* [Goal]: Write out each line from the data below that includes the word "with".

* [Records]:
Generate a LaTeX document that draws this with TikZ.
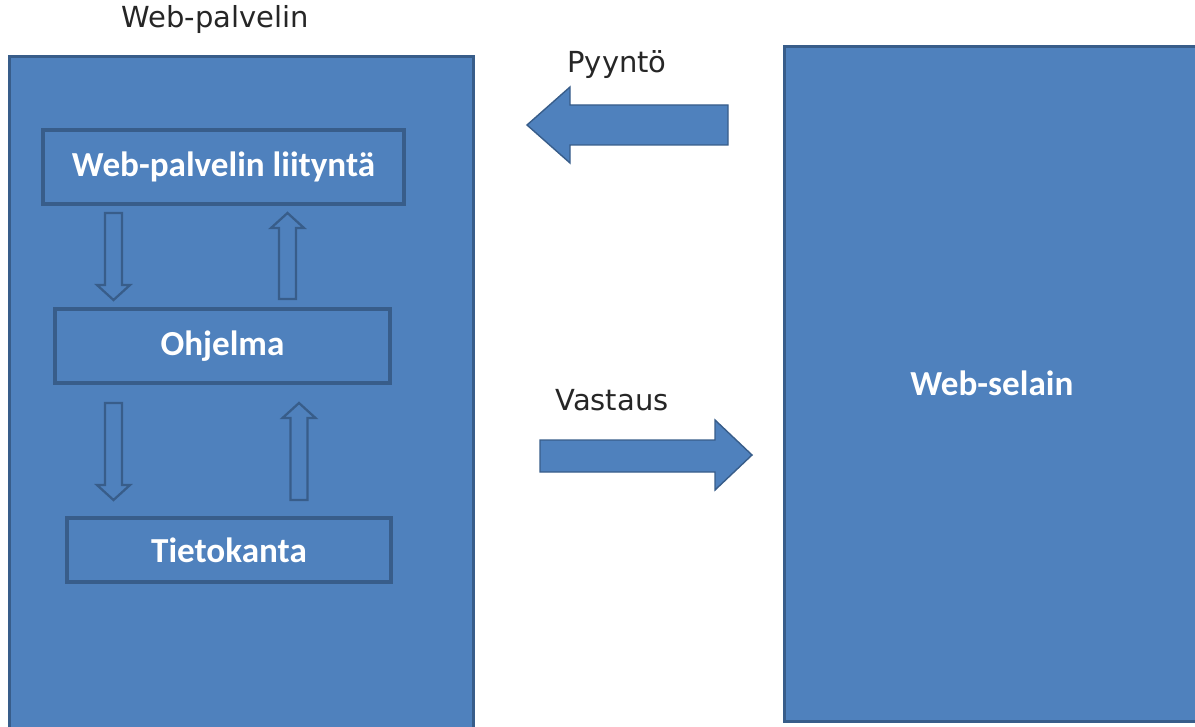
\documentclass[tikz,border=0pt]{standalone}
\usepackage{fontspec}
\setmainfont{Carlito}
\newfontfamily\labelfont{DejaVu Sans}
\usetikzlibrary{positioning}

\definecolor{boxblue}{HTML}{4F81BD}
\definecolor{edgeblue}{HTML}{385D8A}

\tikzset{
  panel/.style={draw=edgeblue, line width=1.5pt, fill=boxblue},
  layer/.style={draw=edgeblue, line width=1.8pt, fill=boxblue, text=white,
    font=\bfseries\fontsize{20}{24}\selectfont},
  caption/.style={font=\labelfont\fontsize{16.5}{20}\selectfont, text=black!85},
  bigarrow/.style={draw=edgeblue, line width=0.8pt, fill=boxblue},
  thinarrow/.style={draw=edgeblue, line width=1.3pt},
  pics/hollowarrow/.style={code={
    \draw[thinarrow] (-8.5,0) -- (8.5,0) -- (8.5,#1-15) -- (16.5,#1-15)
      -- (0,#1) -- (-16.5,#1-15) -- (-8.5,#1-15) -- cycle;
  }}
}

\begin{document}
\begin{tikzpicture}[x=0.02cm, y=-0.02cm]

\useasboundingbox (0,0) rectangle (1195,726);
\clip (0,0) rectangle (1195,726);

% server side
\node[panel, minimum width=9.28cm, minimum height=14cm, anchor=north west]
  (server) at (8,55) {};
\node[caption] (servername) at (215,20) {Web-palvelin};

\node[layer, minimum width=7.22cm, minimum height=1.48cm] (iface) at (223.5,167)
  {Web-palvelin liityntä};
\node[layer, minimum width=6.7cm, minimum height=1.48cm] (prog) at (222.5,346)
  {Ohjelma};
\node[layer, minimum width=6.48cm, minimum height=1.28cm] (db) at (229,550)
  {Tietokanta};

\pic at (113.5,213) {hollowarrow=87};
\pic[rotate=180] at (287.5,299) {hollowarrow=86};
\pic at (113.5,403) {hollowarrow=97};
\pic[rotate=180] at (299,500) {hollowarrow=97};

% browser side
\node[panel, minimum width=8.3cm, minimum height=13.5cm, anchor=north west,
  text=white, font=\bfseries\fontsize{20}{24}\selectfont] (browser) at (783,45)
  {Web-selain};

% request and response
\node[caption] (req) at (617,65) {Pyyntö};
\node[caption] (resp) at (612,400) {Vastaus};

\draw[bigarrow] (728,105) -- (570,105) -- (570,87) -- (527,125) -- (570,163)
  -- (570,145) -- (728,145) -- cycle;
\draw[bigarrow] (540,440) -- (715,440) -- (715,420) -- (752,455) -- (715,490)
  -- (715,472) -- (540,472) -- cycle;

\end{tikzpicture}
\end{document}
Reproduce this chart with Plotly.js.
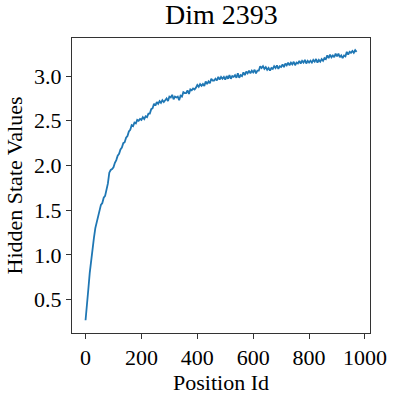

* [Expected output]:
Generate a LaTeX document that draws this with TikZ.
Reproduce this chart with Plotly.js.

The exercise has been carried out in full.